Over at Fox, “Skin” may have suffered from the same too-blunt syndrome when it came to the subject of sex. Viewers feel no guilt about watching bare-naked people hippity-hop into and out of one another’s beds on the witty “Sex and the City,” but will they feel the same when presented with the opportunity to watch it in syndication on whatever station in their market shelled out a trillion dollars and bought the show?
This will be a case of guilt-without-sex. The episodes are going to be pared down to turn what had been explicit into innuendo. Happy bouncing bare breasts will be banned. Miranda may go from lecherous pouncer to lonely little lady. Whatever became of HBO’s once successful “Dream On,” which essentially promised viewers at least two “T’s” and an “A” in every episode? Did a bowdlerized version go into syndication? If so, it didn’t make a big loud noise, did it?
HBO is having a dry spell right now, partly perhaps because this dusty “Carnivale” thing is awfully low on explicit sex, at least compared with HBO hits of the past. HBO has had great success with prestigious, highly decorated programming, of course, but the weekly series on HBO tend to be on the randy side.
Looking back in time-and not very far-it’s easy to find examples of quality shows that inspired orgiastic paeans of praise from the critics but drew yawns from Fox viewers. Judd Apatow’s “Undeclared” was an inventive, shewd and seemingly youth-appealing weekly series, a sequel of sorts to Apatow’s quixotic “Freaks and Geeks,” which had struggled heroically to find an audience at NBC. But “Undeclared” was perhaps too sophisticated and had too many subtleties for the Fox folk. It didn’t hit viewers right between the eyes with a rubber-tipped dart.
Meanwhile “That ’70s Show,” from the eagerly groveling team that gave us NBC’s primitive “Third Rock From the Sun,” is doing as well on Fox as “Undeclared” did badly. `”70s Show” is so much more comfortingly obvious, so simple, so uncomplicated in its relationships. Basically, it’s “Happy Days” is here again.

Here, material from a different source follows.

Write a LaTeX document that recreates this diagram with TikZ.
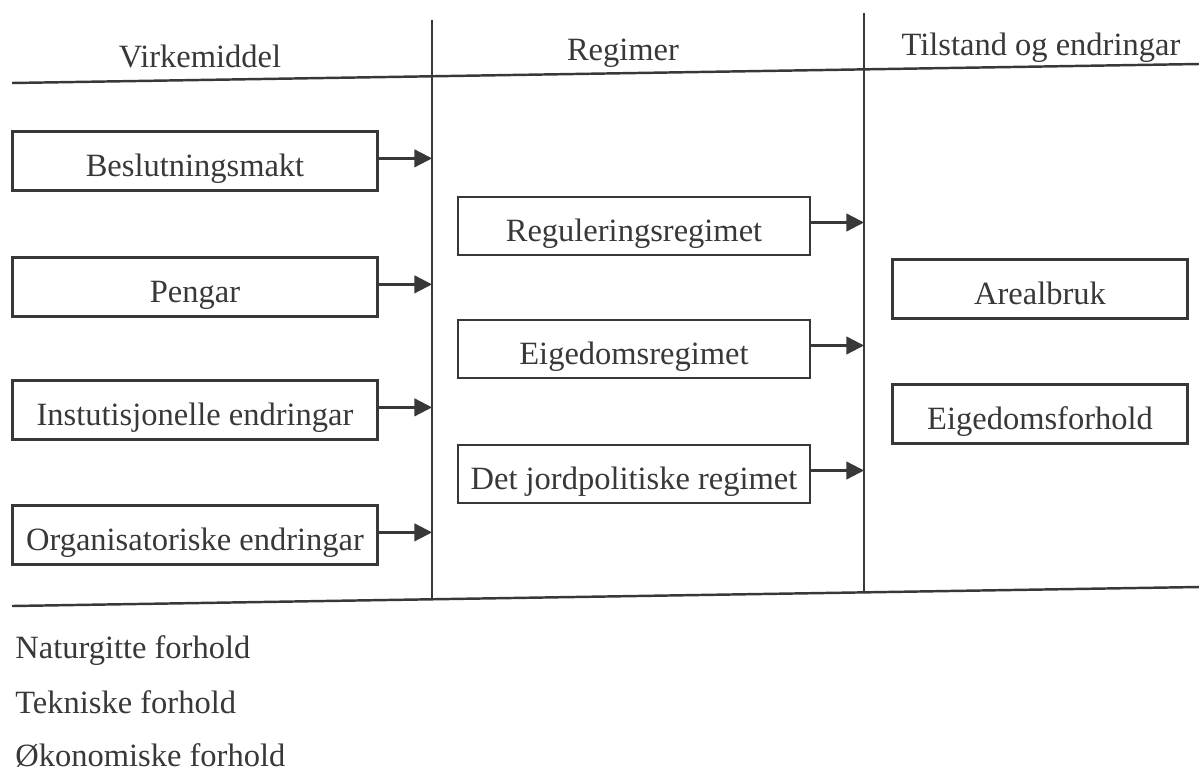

Even sadder than the poor showing of “Skin” are the so-so early numbers on Fox for “Arrested Development,” the wackiest and (on purpose) tackiest of the new fall shows. It’s the one sitcom to show flashes of inspiration and impudence, the way “Scrubs” did when it started on NBC. But “Arrested Development” has had abortive ratings on Fox so far. Maybe if it were showing Thursday nights on NBC, it would be a hit, because it would be in comfortable surroundings where people expect to find it. But it doesn’t seem like a Fox show, so it isn’t thriving on Fox.
Obviously, not all Fox shows are dumb and junky. There’s “The Simpsons,” after all, the wicked old grandpa of TV animation, a show still capable of eye-widening surprises in its umpteenth season-a marvel of satirical engineering. Perhaps the beauty of “The Simpsons” is that for smart people it’s a smart show and for dumb people it’s a dumb show. The twain meet and find common ground and laugh their fannies off.
We call it the exception to the rule only because we think this theory of programming compatibility may have something to it (it may also be, for all I know, one of the oldest theories in TV exhibition). The news is that if anything, networks (perhaps inspired by one-note cable channels) are becoming more single-mindedly branded than ever-even the big, something-for-everybody networks that ABC, CBS and NBC used to be. “The Ed Sullivan Show” would never work now, of course, because opera fans wouldn’t sit still for a country-western tune, and jazz buffs would barf if some heavy-metal group came growling out from the wings.
Branding is commercially advantageous polarizing and pigeonholing. It’s easy to imagine a beer-bellied boob in his underwear scowling, “That show’s not Spike TV enough for me” or a regular Lifetime viewer running in horror from the room when Spike’s “Stripperella” slunk onto the screen. The more this happens and the more the trend accelerates, the harder it will be for television to bring us together for the big national moments and the matters of great importance for which TV can rally the biggest crowds.
It’s basically the Tower of Babble approach. Television is becoming more and more like radio, and what a horrible thing for it to be.